On Your Side: The cost of public information
A Nevada law on the books makes sure that the public can access certain information. But the cost of those records may keep that paperwork out of the hands of the people who want it.
Public records can promote transparency, keep the public informed and hold public officials accountable.
"I think it's the foundation of democracy," said Holly Welborn, an attorney with the American Civil Liberties Union of Nevada. "We are a system of government about transparency."
The Nevada Public Records Act is a law that ensures that government documents are available to the public. But getting copies can be expensive.
Most government agencies provide electronic copies for free. Other agencies don't charge for some paper copies. That includes a police report from the Washoe County Sheriff's office and documents from Washoe County -- unless it takes staff more than 30 minutes to produce. There's also no charge at the Washoe County School District, the Regional Transportation Commission and the Reno Sparks Convention and Visitors Authority. Almost any government department will charge for an extraordinary or lengthy request.
To get a document with 20 pages, it will cost a person only $1 at the Sparks Police Department. That department only charges five cents a copy. The same number of copies will cost $2 at the University of Nevada, Reno. It's $6 from the Reno-Tahoe Airport Authority and $7.50 at the City of Reno. It will cost $10 at the Second Judicial District Court in Reno, the City of Sparks and the Carson City Sheriff's Office. The Carson City Treasurer's Office charges $1 per page; meaning, 20 copies would cost $20. The Reno Police Department charges $44 per report.
The ACLU of Nevada said public records should be free unless it's an extraordinary request.
"Especially when it's the general public asking for documentation.

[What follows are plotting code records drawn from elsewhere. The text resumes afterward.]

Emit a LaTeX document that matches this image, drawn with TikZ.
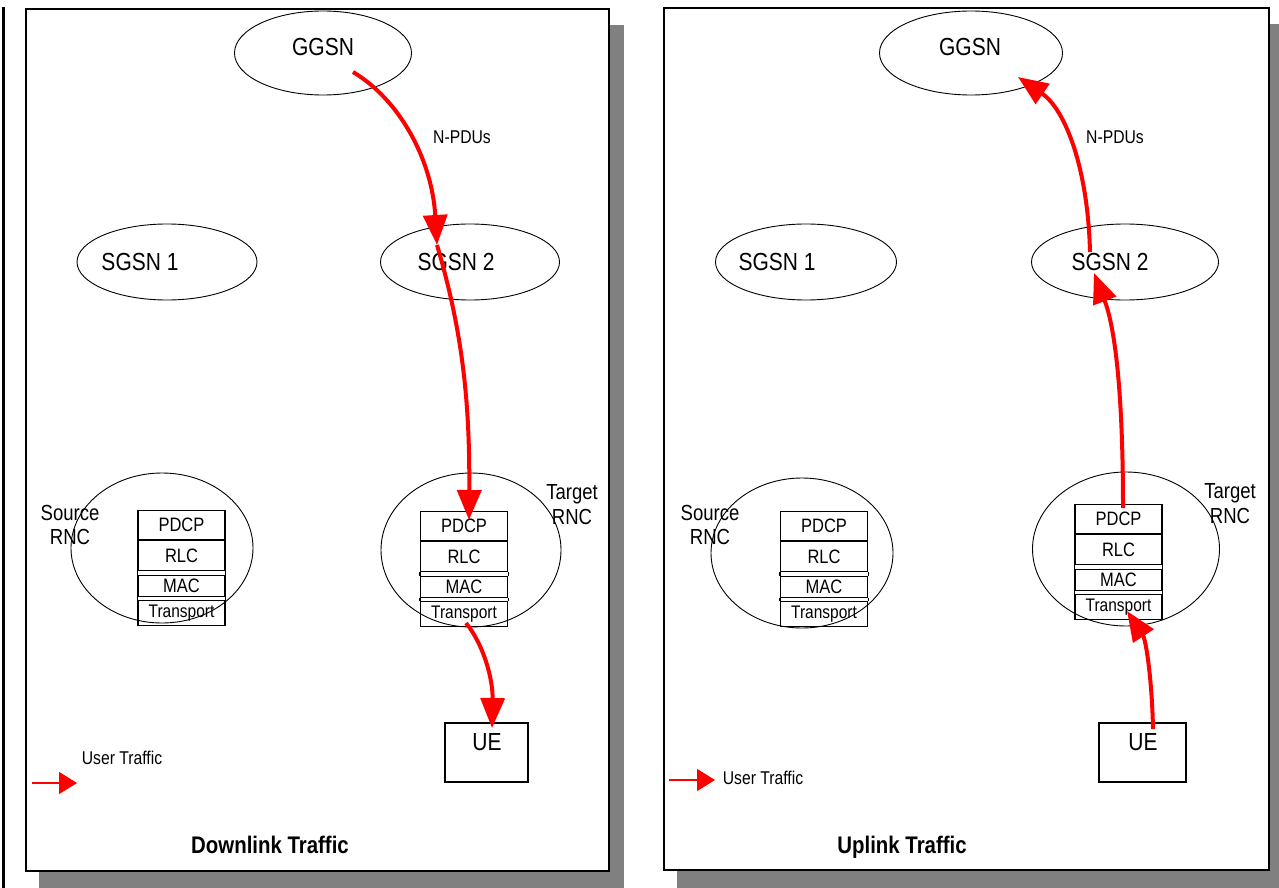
\documentclass[tikz,border=0pt]{standalone}
\usepackage{fontspec}
\setmainfont[FakeStretch=0.85]{Liberation Sans}
\usetikzlibrary{arrows.meta,shapes.geometric}
\definecolor{shadowgray}{RGB}{128,128,128}
\newcommand\fsz[1]{\fontsize{#1}{#1}\selectfont}
\newcommand\layerstack[3]{%
  \node[lyr,minimum height=29pt] (#1P) at (#2,#3) {\fsz{19.4}PDCP};
  \node[lyr,minimum height=30pt] (#1R) at (#1P.south) {\fsz{19.4}RLC};
  \node[lyr,minimum height=21pt] (#1M) at ([yshift=-4pt]#1R.south) {\fsz{19.4}MAC};
  \node[lyr,minimum height=25pt] (#1T) at ([yshift=-3pt]#1M.south) {\fsz{18.2}Transport};
  \draw[line width=1.1pt] (#1R.south west) -- (#1M.north west) (#1R.south east) -- (#1M.north east)
        (#1M.south west) -- (#1T.north west) (#1M.south east) -- (#1T.north east);
}
\begin{document}
\begin{tikzpicture}[x=1pt,y=-1pt,
  frame/.style={draw=black,line width=1.6pt,fill=white},
  ell/.style={draw,ellipse,line width=0.9pt,inner sep=0pt},
  lyr/.style={draw,line width=1.1pt,rectangle,inner sep=0pt,minimum width=87pt,anchor=north},
  big/.style={font=\fsz{24.7}},
  mid/.style={font=\fsz{21.8},align=center},
  small/.style={font=\fsz{18.5}},
  title/.style={font=\bfseries\fsz{24}},
  uebox/.style={draw,line width=1.1pt,rectangle,minimum width=83pt,minimum height=59pt,inner sep=0pt},
  flow/.style={draw=red,line width=4pt,-{Triangle[length=30pt,width=24pt]}},
  legend/.style={draw=red,line width=1.5pt,-{Triangle[length=18pt,width=22pt]}},
]
\useasboundingbox (0,0) rectangle (1279,888);
\fill[white] (0,0) rectangle (1279,888);
% left margin rule
\draw[line width=2.4pt] (3.5,7) -- (3.5,888);
% shadows
\fill[shadowgray] (39,25) rectangle (624,888);
\fill[shadowgray] (677,24) rectangle (1284,888);
% frames
\draw[frame] (26,9) rectangle (609,871);
\draw[frame] (664,8) rectangle (1269,870);

% ================= LEFT: Downlink =================
\node[ell,minimum width=177pt,minimum height=84pt] (LG) at (323,53) {};
\node[big] (LGt) at (323,47) {GGSN};
\node[ell,minimum width=180pt,minimum height=76pt] (LS1) at (167,262) {};
\node[big] (LS1t) at (140,262) {SGSN 1};
\node[ell,minimum width=179pt,minimum height=76pt] (LS2) at (470,262) {};
\node[big] (LS2t) at (456,262) {SGSN 2};
\node[ell,minimum width=182pt,minimum height=150pt] (LSR) at (162,548) {};
\node[mid] (LSRt) at (70,525) {Source\\[3pt]RNC};
\node[ell,minimum width=180pt,minimum height=154pt] (LTR) at (471,550) {};
\node[mid] (LTRt) at (572,505) {Target\\[3pt]RNC};
\layerstack{LA}{181.5}{510}
\layerstack{LB}{464}{511}
\node[uebox] (LUE) at (486.5,752.5) {};
\node[big] (LUEt) at (487,742) {UE};
\node[small] (LNP) at (462,137) {N-PDUs};
\node[small] (LUT) at (122,758) {User Traffic};
\coordinate (LL1) at (32,783);
\coordinate (LL2) at (77,783);
\draw[legend] (LL1) -- (LL2);
\node[title,anchor=base] (LTi) at (270,853) {Downlink Traffic};

\coordinate (la) at (353,72);
\coordinate (lb) at (437,245);
\coordinate (lc) at (469,520);
\coordinate (ld) at (466,623);
\coordinate (le) at (492,728);
\draw[flow] (la) .. controls (400,100) and (432,160) .. (lb);
\draw[flow] (lb) .. controls (462,330) and (470,400) .. (lc);
\draw[flow] (ld) .. controls (484,645) and (493,680) .. (le);

% ================= RIGHT: Uplink =================
\node[ell,minimum width=183pt,minimum height=84pt] (RG) at (971,53) {};
\node[big] (RGt) at (970,47) {GGSN};
\node[ell,minimum width=181pt,minimum height=76pt] (RS1) at (806,262) {};
\node[big] (RS1t) at (777,262) {SGSN 1};
\node[ell,minimum width=187pt,minimum height=76pt] (RS2) at (1125,262) {};
\node[big] (RS2t) at (1110,262) {SGSN 2};
\node[ell,minimum width=182pt,minimum height=150pt] (RSR) at (802,553) {};
\node[mid] (RSRt) at (710,525) {Source\\[3pt]RNC};
\node[ell,minimum width=187pt,minimum height=154pt] (RTR) at (1126,549) {};
\node[mid] (RTRt) at (1230,504) {Target\\[3pt]RNC};
\layerstack{RA}{824}{511}
\layerstack{RB}{1118.5}{504}
\node[uebox,minimum width=87pt] (RUE) at (1142.5,752.5) {};
\node[big] (RUEt) at (1143,742) {UE};
\node[small] (RNP) at (1115,137) {N-PDUs};
\node[small] (RUT) at (763,778) {User Traffic};
\coordinate (RL1) at (669,780);
\coordinate (RL2) at (715,780);
\draw[legend] (RL1) -- (RL2);
\node[title,anchor=base] (RTi) at (902,853) {Uplink Traffic};

\coordinate (ra) at (1153,729);
\coordinate (rb) at (1127,611);
\coordinate (rc) at (1123,508);
\coordinate (rd) at (1094,273);
\coordinate (re) at (1090,252);
\coordinate (rf) at (1018,77);
\draw[flow] (ra) .. controls (1152,680) and (1146,640) .. (rb);
\draw[flow] (rc) .. controls (1123,400) and (1116,330) .. (rd);
\draw[flow] (re) .. controls (1088,170) and (1066,110) .. (rf);
\end{tikzpicture}
\end{document}
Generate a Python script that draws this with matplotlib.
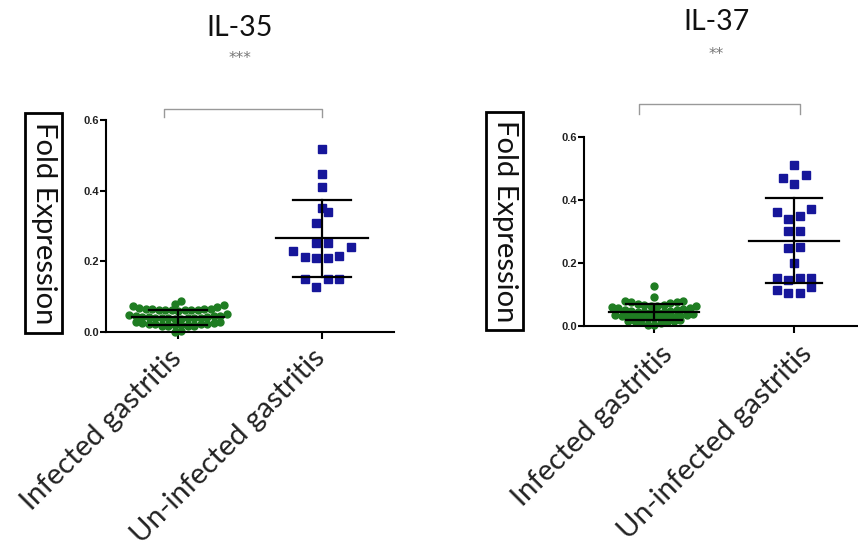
import numpy as np
import matplotlib.pyplot as plt
from matplotlib.patches import Rectangle
from matplotlib.transforms import ScaledTranslation

# IL-35 fold expression
il35_infected = [0.0, 0.003,
                 0.016, 0.017, 0.018, 0.018, 0.019, 0.019, 0.020, 0.020, 0.021, 0.021,
                 0.022, 0.022, 0.023, 0.024, 0.025, 0.026, 0.027, 0.028,
                 0.038, 0.038, 0.039, 0.039, 0.040, 0.040, 0.041, 0.041, 0.042, 0.042,
                 0.043, 0.044, 0.045, 0.046, 0.048, 0.050,
                 0.060, 0.061, 0.061, 0.062, 0.062, 0.063, 0.063, 0.064, 0.064,
                 0.065, 0.066, 0.068, 0.070, 0.073, 0.076,
                 0.079, 0.088]
il35_uninfected = [0.517, 0.446, 0.410, 0.352, 0.339, 0.308, 0.251, 0.251, 0.240, 0.230,
                   0.215, 0.213, 0.210, 0.209, 0.150, 0.150, 0.150, 0.128]

# IL-37 fold expression
il37_infected = [0.002, 0.004, 0.010, 0.012, 0.014, 0.015, 0.016, 0.017, 0.018,
                 0.024, 0.024, 0.025, 0.026, 0.027, 0.028, 0.029, 0.030, 0.031, 0.032,
                 0.034, 0.036, 0.038,
                 0.044, 0.044, 0.045, 0.045, 0.046, 0.047, 0.048, 0.050, 0.052, 0.054,
                 0.056, 0.058, 0.060, 0.062,
                 0.064, 0.065, 0.066, 0.068, 0.070, 0.072, 0.075, 0.077, 0.078, 0.080,
                 0.092, 0.127]
il37_uninfected = [0.511, 0.479, 0.471, 0.451, 0.370, 0.363, 0.349, 0.340, 0.302, 0.302,
                   0.252, 0.249, 0.201, 0.153, 0.153, 0.153, 0.146, 0.123, 0.114, 0.104, 0.104]

groups = ['Infected gastritis', 'Un-infected gastritis']
titles = ['IL-35', 'IL-37']
stars = ['***', '**']
yticks = [0.0, 0.2, 0.4, 0.6]

GREEN = '#1f7d22'
BLUE = '#16169a'

W, H = 858, 544


def row_layout(vals, h, step, sx):
    # GraphPad-like rows: close values share a row, smallest in the middle
    v = np.sort(np.asarray(vals, dtype=float))
    rows = []
    cur = [v[0]]
    for x in v[1:]:
        if x - cur[0] > h + 1e-9:
            rows.append(cur)
            cur = [x]
        else:
            cur.append(x)
    rows.append(cur)
    xs, ys = [], []
    for r in rows:
        n = len(r)
        slots = [(i - (n - 1) / 2.0) * step for i in range(n)]
        slots.sort(key=lambda o: (abs(o), o))
        for val, o in zip(r, slots):
            xs.append(o / sx)
            ys.append(val)
    return np.array(xs), np.array(ys)


def panel(fig, rect, data, title, star, bracket, title_xy, star_xy, box, gstep, lab_shift):
    l, t, r, b = rect
    ax = fig.add_axes([l / W, (H - b) / H, (r - l) / W, (b - t) / H])
    sx = (r - l) / 2.0
    specs = [(GREEN, 'o', 5.0, 0.018, gstep), (BLUE, 's', 6.0, 0.032, 11.5)]
    for k, (vals, (col, mk, ms, h, step)) in enumerate(zip(data, specs)):
        xs, ys = row_layout(vals, h, step, sx)
        ax.plot(k + xs, ys, mk, color=col, ms=ms, mec=col, clip_on=False, zorder=2)
        vals = np.array(vals)
        m = vals.mean()
        s = vals.std(ddof=1)
        kw = dict(color='black', lw=1.6, zorder=3, clip_on=False)
        ax.plot([k - 0.32, k + 0.32], [m, m], **kw)
        ax.plot([k - 0.2, k + 0.2], [m + s, m + s], **kw)
        ax.plot([k - 0.2, k + 0.2], [m - s, m - s], **kw)
        ax.plot([k, k], [m - s, m + s], **kw)

    ax.set_xlim(-0.5, 1.5)
    ax.set_ylim(0, 0.6)
    ax.set_yticks(yticks)
    ax.set_yticklabels(['%.1f' % v for v in yticks], fontsize=8, fontweight='bold',
                       family='Liberation Sans', color='#222222')
    ax.set_xticks([0, 1])
    ax.set_xticklabels([])
    ax.tick_params(axis='y', direction='out', length=4, width=1.5, pad=1)
    ax.tick_params(axis='x', direction='out', length=5, width=1.5)
    for sp in ['top', 'right']:
        ax.spines[sp].set_visible(False)
    for sp in ['left', 'bottom']:
        ax.spines[sp].set_linewidth(1.5)

    # rotated category labels, anchored below each tick
    off = ScaledTranslation(lab_shift[0] / 100, (lab_shift[1] - 10) / 100, fig.dpi_scale_trans)
    for k, g in enumerate(groups):
        ax.text(k, 0, g, transform=ax.get_xaxis_transform() + off, rotation=45,
                ha='right', va='top', rotation_mode='anchor', fontsize=21,
                family='Lato', color='#222222')

    x0, x1, y0, y1 = bracket
    ax.plot([x0, x0, x1, x1], [y0, y1, y1, y0], color='#999999', lw=1.0, clip_on=False)

    fig.text(title_xy[0] / W, 1 - title_xy[1] / H, title, ha='center', va='center',
             fontsize=20.5, family='Lato', color='#111111')
    fig.text(star_xy[0] / W, 1 - star_xy[1] / H, star, ha='center', va='center',
             fontsize=11, color='#777777')

    bx0, by0, bx1, by1 = box
    fig.patches.append(Rectangle((bx0 / W, 1 - by1 / H), (bx1 - bx0) / W, (by1 - by0) / H,
                                 transform=fig.transFigure, facecolor='none',
                                 edgecolor='black', lw=2.0))
    fig.text((bx0 + bx1) / 2 / W, 1 - (by0 + by1) / 2 / H, 'Fold Expression', rotation=270,
             ha='center', va='center', fontsize=21, family='Lato', color='#111111')
    return ax


fig = plt.figure(figsize=(W / 100, H / 100), dpi=100)

panel(fig, (106, 120, 394, 332), [il35_infected, il35_uninfected], titles[0], stars[0],
      (-0.1, 1.0, 0.609, 0.631), (240, 28), (240, 58), (25, 113, 62, 333), 6.5, (-10, -3))
panel(fig, (584, 137, 864, 326), [il37_infected, il37_uninfected], titles[1], stars[1],
      (-0.11, 1.04, 0.673, 0.705), (716, 22), (716, 55), (486, 112, 523, 330), 6.5, (5, -5))

fig.savefig('out.png', dpi=100, facecolor='white')
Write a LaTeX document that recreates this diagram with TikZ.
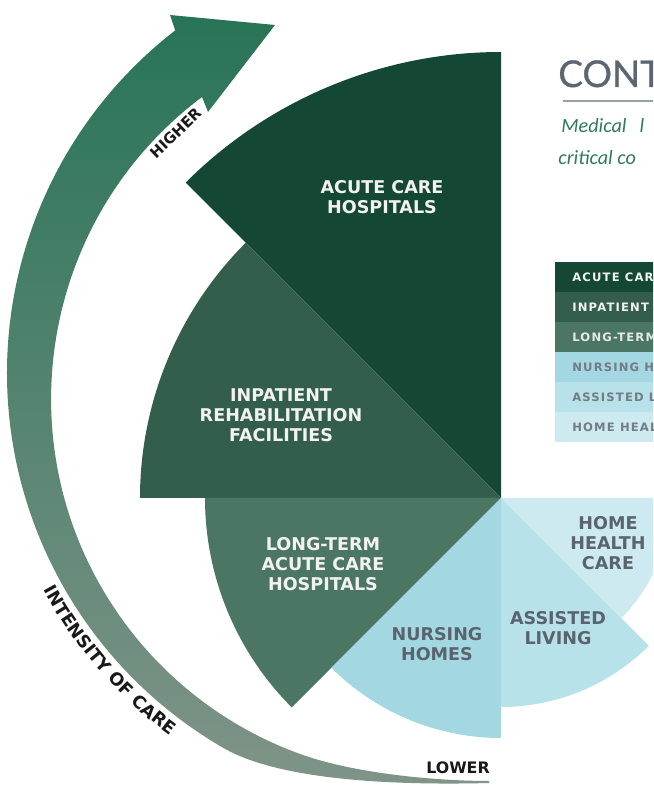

It belongs to them anyway. Those requests should be fulfilled for free," said Welborn. "That information belongs to the public, it's ours ... we're paying through our tax dollars so it's almost like a double fee."
The ACLU of Nevada supported Senate Bill 170 last legislative session that would clarify deadlines for open records and waive fees for some requests. Some government agencies testified against it, citing the cost. The bill went nowhere.
The Nevada State Library, Archives and Public Records in Carson City stores government documents of all kinds and makes copies for the public, up to 30 pages for free.
"It costs more to do the paperwork, to deposit the money than it does for us to just make the copies," said Administrator Jeffrey Kintop. "This is the record of the activity of state government."
The cost for information will continue to vary and with no teeth in the law, government agencies won't be fined if they delay or refuse to hand over documents. The only recourse is to sue.